• **Record list**
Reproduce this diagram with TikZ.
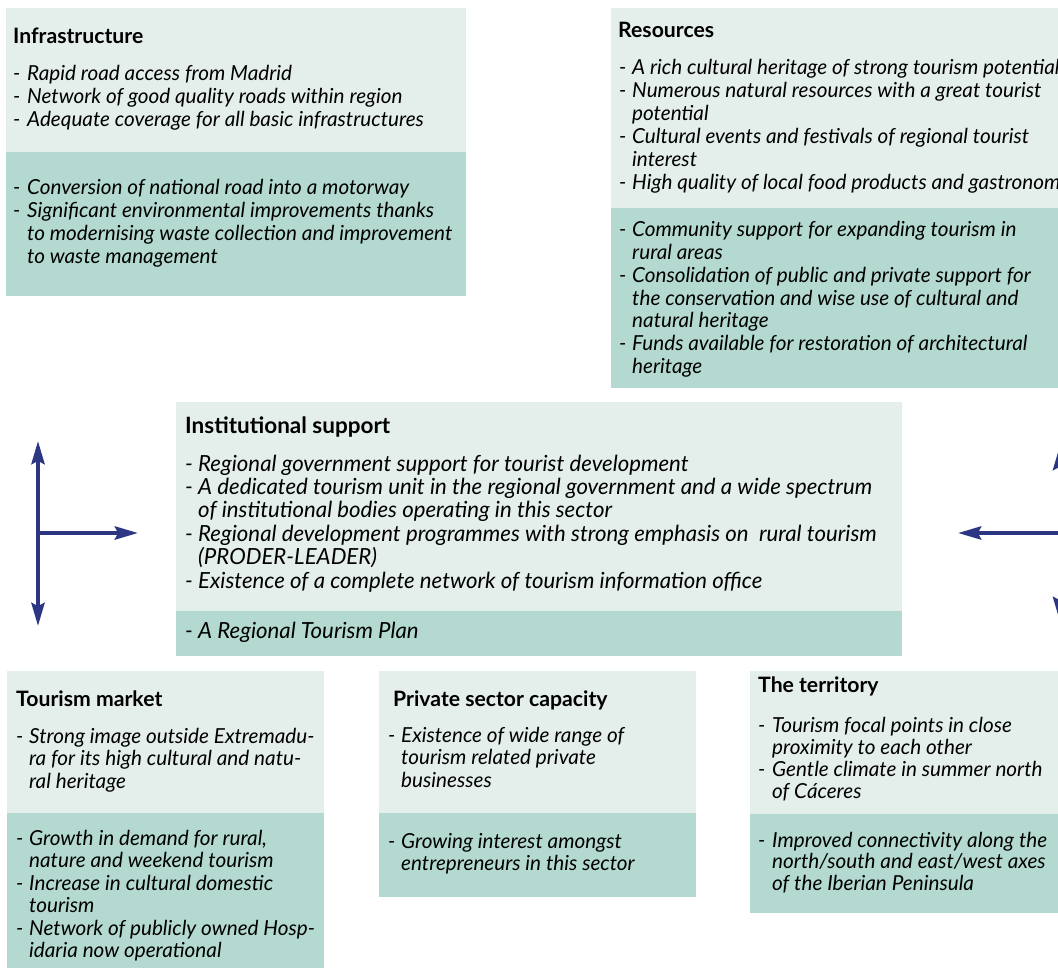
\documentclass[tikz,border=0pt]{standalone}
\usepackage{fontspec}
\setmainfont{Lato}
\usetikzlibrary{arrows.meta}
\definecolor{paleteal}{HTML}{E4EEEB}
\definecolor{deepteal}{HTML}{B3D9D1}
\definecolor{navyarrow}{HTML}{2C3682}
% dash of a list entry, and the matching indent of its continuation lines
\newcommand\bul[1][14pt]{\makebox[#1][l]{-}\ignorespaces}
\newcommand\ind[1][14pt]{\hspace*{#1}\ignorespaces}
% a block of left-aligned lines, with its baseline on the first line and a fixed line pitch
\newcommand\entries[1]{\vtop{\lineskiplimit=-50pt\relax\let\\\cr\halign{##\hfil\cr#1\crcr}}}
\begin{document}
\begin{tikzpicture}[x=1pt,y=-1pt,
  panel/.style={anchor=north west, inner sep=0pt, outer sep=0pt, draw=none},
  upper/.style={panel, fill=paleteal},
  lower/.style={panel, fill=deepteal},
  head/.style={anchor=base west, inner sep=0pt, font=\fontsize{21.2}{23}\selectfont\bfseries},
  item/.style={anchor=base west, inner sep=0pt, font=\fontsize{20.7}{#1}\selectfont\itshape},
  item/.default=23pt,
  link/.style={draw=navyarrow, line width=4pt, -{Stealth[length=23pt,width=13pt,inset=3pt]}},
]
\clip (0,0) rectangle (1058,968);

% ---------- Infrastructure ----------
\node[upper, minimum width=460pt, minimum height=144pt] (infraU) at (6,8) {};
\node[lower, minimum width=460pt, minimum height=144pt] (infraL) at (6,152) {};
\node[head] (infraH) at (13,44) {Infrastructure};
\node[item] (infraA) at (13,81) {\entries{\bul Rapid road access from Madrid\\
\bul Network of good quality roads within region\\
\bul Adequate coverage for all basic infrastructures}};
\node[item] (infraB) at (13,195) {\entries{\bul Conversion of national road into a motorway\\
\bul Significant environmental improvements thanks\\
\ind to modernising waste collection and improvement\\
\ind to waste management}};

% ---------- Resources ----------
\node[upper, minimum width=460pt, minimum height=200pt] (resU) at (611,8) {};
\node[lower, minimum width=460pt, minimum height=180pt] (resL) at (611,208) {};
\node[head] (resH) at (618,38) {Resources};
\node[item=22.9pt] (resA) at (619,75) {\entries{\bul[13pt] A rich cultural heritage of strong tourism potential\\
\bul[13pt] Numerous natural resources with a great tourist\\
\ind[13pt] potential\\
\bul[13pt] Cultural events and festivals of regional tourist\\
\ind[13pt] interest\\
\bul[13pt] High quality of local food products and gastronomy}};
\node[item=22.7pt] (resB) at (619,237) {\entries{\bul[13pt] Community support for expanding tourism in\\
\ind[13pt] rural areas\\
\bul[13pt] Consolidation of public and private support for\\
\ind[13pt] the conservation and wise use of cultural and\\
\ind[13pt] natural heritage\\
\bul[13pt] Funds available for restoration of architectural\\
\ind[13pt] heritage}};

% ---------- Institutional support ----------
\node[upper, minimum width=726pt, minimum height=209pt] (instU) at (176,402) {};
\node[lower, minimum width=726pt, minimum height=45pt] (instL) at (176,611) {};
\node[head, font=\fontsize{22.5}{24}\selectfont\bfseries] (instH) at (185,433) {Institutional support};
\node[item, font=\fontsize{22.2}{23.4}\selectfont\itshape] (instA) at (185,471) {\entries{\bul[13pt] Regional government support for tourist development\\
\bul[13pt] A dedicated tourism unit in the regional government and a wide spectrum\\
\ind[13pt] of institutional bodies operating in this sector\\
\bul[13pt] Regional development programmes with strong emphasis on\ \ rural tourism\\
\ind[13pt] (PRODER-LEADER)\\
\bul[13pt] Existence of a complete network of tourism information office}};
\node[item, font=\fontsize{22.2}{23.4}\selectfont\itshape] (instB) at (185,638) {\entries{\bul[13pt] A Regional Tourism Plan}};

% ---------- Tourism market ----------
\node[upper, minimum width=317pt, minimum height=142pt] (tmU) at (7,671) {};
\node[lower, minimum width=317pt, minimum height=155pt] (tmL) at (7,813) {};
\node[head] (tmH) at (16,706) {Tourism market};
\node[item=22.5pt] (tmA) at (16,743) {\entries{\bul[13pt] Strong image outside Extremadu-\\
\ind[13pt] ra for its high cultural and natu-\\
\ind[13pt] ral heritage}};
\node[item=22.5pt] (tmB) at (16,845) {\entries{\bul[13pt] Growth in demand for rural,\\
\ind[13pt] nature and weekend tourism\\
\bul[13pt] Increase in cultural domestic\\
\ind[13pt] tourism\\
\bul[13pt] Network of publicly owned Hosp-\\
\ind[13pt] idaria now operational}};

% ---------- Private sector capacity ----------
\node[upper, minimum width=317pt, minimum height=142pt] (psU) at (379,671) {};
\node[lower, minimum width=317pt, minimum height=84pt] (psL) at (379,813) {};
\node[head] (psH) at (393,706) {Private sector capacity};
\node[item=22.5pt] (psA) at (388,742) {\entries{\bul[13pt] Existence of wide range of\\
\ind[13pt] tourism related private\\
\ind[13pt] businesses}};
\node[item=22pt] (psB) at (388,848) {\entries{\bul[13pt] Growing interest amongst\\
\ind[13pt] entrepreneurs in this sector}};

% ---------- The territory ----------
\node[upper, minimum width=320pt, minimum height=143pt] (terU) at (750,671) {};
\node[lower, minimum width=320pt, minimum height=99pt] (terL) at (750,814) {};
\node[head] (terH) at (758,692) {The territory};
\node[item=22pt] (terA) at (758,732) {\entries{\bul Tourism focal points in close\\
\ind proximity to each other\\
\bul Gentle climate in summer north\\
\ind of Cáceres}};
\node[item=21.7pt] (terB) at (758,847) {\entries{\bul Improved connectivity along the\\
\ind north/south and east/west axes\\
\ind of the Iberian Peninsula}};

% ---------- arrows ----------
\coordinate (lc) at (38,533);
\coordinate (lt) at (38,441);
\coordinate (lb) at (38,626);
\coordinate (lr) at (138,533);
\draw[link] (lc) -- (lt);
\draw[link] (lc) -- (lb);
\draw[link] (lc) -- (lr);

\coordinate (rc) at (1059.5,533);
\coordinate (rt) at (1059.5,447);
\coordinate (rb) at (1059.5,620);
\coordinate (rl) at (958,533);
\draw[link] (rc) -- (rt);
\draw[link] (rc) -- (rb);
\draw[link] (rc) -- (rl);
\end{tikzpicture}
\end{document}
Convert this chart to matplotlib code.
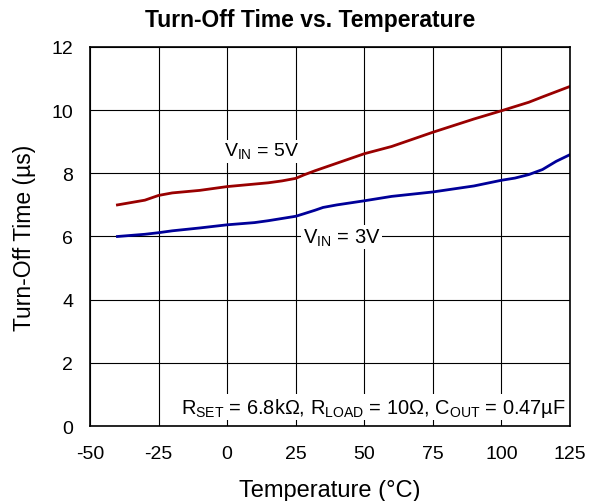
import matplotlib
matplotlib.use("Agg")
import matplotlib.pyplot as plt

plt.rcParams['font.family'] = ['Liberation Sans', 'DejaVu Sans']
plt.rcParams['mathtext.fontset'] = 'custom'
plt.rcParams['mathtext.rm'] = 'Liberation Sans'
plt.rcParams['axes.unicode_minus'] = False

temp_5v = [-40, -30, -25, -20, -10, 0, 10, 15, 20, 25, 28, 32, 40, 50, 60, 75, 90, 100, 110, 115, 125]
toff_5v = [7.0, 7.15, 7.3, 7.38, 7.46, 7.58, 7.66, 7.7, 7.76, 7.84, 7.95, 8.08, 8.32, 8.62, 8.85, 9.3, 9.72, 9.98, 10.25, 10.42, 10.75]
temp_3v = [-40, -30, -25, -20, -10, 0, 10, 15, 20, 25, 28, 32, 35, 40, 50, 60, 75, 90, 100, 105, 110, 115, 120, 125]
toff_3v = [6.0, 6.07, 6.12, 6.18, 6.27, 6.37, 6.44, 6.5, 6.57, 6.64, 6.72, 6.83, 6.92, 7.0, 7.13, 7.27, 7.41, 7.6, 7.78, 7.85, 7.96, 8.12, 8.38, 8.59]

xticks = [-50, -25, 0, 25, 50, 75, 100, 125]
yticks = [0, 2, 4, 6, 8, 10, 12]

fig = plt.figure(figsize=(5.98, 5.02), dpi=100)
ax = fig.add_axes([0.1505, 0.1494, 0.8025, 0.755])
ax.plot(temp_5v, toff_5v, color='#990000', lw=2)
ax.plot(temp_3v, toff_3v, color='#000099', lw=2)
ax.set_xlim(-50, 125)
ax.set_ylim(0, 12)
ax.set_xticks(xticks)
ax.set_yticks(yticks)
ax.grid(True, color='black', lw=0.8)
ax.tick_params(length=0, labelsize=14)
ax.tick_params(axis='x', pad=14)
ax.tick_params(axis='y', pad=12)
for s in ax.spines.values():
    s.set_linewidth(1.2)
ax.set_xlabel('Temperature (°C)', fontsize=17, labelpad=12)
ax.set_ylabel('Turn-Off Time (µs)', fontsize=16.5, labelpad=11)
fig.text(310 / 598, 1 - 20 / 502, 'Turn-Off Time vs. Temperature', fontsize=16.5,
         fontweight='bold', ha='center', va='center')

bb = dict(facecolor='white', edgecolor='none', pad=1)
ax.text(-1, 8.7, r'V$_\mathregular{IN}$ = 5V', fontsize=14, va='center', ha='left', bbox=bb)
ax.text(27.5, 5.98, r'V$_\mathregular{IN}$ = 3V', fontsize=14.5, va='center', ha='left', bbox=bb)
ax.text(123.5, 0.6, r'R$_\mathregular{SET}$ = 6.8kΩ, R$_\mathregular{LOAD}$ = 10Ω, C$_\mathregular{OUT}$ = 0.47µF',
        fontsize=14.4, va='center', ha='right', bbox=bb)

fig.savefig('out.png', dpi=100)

• **The task**
Retype only the lines above from the one with "Convert this chart to matplotlib code." through the one with "import matplotlib.pyplot as plt", exactly and with both ends. Images stay out.

• **Solution to this problem**
Convert this chart to matplotlib code.
import matplotlib
matplotlib.use("Agg")
import matplotlib.pyplot as plt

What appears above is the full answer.